+++ RECORDS PROVIDED +++
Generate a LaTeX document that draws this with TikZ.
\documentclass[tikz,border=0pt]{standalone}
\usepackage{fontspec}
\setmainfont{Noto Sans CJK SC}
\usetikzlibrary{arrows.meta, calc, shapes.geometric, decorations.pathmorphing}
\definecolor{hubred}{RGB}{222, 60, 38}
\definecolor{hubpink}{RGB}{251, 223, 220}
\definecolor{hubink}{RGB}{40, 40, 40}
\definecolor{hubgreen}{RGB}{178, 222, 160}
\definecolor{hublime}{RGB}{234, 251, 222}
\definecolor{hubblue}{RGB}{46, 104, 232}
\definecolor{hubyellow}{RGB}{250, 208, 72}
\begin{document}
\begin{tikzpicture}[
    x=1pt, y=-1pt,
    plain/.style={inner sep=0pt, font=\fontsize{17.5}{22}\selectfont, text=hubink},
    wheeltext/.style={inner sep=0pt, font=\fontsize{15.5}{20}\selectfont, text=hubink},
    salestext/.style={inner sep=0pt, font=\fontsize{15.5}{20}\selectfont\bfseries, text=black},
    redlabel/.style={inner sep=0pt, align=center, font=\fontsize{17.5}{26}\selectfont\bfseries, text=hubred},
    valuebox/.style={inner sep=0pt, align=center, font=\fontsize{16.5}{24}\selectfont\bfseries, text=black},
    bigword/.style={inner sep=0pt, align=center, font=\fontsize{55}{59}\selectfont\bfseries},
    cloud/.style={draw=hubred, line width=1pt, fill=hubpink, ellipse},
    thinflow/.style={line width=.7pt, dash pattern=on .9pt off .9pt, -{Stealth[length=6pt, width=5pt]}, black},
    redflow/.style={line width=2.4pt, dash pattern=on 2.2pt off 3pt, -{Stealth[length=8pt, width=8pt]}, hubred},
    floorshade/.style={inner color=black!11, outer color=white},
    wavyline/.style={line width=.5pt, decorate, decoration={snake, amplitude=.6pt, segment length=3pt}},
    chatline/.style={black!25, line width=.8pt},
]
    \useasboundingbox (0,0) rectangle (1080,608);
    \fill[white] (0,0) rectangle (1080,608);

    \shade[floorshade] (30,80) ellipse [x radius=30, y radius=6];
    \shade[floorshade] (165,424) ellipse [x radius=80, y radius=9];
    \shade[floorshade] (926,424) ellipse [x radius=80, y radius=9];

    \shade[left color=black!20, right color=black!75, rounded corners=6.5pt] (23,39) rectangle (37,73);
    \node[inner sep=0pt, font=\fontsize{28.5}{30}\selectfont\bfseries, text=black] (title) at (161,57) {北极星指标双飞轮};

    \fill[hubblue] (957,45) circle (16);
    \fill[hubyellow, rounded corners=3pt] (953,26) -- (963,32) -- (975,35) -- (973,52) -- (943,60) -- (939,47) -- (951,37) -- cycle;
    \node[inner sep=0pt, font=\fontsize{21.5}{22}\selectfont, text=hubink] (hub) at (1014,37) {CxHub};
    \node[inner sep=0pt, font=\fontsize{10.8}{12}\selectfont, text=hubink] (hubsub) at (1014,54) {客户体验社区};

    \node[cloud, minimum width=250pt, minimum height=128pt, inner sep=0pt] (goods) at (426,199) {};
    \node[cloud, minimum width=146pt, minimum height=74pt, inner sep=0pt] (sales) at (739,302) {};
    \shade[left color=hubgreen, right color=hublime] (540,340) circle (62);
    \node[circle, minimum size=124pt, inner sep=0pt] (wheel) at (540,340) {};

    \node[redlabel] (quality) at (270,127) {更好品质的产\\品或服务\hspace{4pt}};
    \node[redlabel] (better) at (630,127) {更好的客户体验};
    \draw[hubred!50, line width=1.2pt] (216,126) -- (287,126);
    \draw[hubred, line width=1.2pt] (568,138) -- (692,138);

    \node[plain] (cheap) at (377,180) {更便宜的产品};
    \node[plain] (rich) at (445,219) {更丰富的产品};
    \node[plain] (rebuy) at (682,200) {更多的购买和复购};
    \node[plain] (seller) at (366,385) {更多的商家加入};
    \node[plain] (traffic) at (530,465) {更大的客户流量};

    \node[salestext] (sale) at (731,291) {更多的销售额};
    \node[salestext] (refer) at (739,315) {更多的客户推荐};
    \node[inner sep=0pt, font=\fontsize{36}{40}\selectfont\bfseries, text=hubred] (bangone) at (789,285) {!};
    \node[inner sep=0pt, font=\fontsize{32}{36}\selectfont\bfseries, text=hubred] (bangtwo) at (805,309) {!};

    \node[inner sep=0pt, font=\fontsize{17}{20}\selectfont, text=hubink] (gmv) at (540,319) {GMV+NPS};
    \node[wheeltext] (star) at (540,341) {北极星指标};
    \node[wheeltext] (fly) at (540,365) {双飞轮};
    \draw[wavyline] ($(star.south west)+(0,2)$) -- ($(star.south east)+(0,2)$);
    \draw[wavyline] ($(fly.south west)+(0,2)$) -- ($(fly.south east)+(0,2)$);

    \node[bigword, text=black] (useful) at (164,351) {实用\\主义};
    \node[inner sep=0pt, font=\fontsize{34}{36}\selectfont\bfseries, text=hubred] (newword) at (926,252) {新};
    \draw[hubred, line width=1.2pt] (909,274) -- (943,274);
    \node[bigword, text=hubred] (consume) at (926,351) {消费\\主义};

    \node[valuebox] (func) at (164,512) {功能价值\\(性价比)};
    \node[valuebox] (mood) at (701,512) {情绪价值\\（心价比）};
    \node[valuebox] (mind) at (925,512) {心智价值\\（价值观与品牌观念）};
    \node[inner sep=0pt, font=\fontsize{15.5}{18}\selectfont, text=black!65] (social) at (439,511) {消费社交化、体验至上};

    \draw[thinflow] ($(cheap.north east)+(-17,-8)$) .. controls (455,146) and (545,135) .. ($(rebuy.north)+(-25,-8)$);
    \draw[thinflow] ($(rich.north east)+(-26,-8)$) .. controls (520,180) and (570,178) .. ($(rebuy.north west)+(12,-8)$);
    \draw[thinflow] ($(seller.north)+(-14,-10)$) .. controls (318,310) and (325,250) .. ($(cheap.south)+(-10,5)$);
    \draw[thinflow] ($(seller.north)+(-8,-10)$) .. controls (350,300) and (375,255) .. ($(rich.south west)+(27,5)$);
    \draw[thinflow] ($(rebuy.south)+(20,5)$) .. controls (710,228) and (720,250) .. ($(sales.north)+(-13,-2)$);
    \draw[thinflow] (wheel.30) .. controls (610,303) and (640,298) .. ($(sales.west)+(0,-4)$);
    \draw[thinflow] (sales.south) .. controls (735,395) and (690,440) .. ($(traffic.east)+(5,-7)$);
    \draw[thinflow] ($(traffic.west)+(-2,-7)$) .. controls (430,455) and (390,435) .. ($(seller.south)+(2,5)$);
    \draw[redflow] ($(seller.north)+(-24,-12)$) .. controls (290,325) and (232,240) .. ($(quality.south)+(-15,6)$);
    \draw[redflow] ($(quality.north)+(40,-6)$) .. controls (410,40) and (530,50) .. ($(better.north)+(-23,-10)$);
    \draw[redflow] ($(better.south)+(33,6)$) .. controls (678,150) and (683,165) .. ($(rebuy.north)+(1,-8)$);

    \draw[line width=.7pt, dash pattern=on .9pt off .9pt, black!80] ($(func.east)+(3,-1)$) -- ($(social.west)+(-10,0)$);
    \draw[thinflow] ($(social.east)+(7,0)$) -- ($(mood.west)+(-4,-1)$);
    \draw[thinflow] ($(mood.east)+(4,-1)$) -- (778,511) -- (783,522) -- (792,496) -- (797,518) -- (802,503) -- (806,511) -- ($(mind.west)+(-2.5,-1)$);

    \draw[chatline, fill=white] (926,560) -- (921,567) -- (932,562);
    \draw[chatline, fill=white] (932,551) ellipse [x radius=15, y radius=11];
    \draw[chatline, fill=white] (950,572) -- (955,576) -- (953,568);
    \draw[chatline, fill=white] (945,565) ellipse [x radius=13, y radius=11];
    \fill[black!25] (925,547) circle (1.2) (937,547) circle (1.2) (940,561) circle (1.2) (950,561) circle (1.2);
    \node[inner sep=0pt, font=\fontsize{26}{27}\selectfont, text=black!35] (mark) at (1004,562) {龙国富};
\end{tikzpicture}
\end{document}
+++
+++ RECORDS PROVIDED +++
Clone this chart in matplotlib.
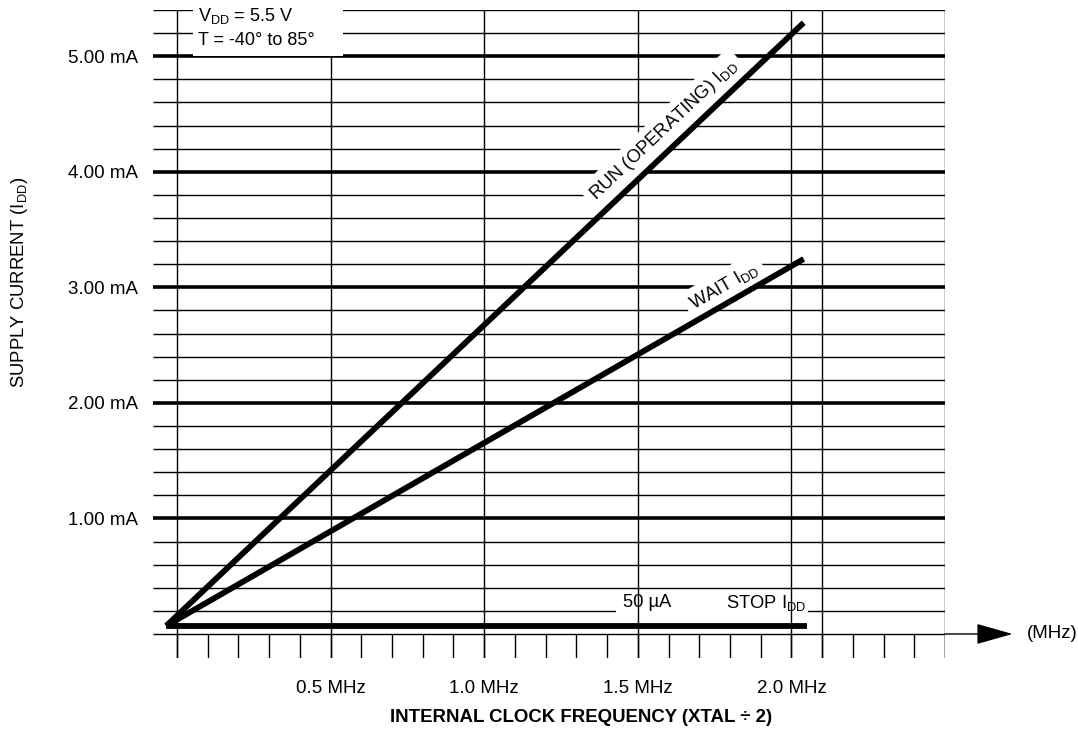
+++
+++ RECORDS PROVIDED +++
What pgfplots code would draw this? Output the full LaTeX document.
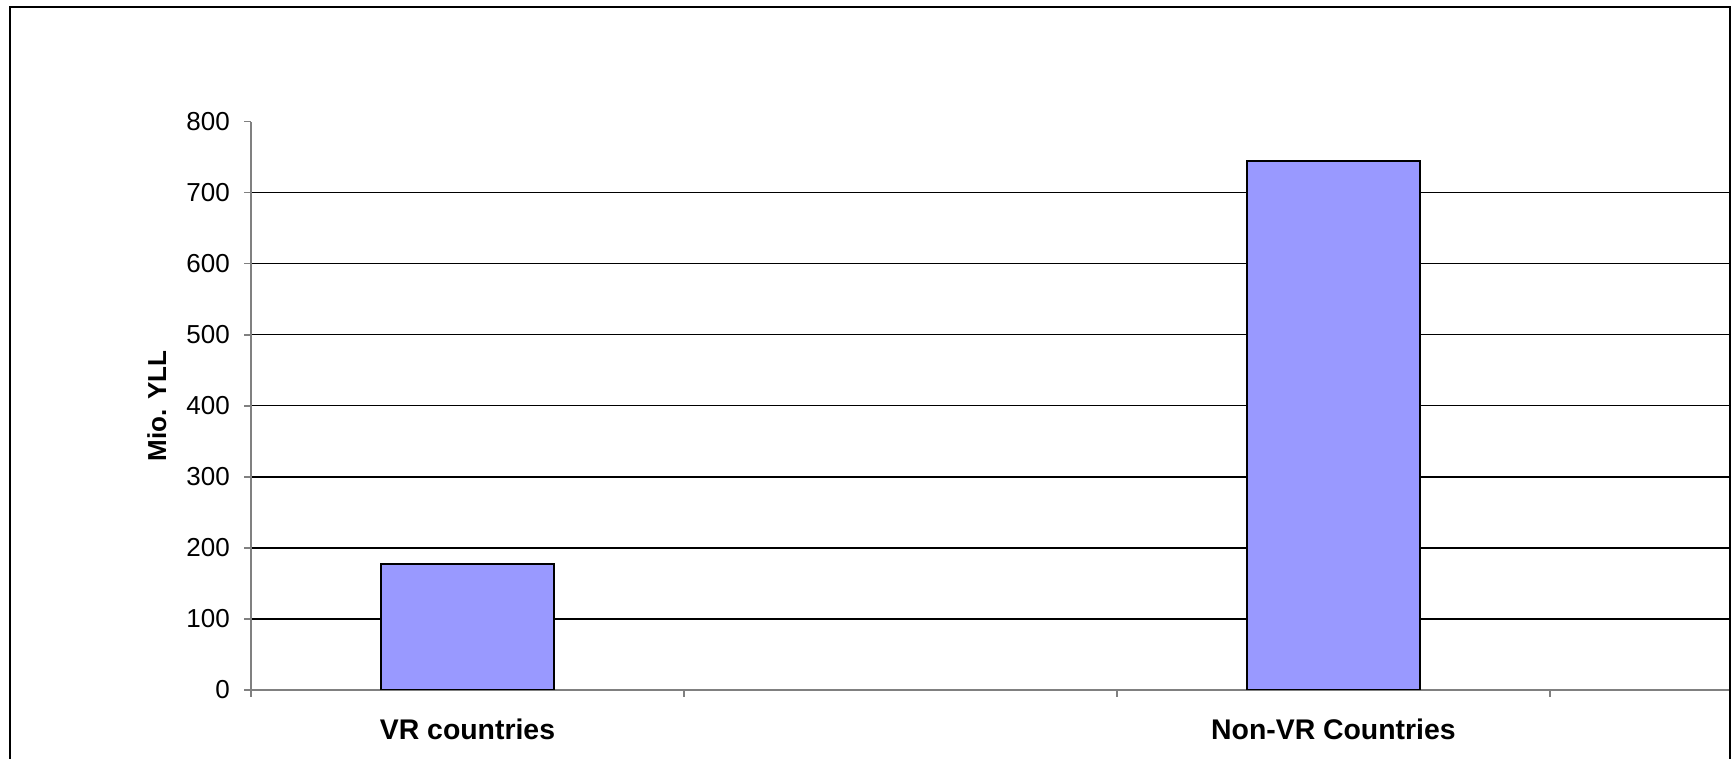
+++
## STATED EXERCISE
From the entries above, collect every line with the string "this" in it.

## THE COMPLETED TASK
Generate a LaTeX document that draws this with TikZ.
Clone this chart in matplotlib.
What pgfplots code would draw this? Output the full LaTeX document.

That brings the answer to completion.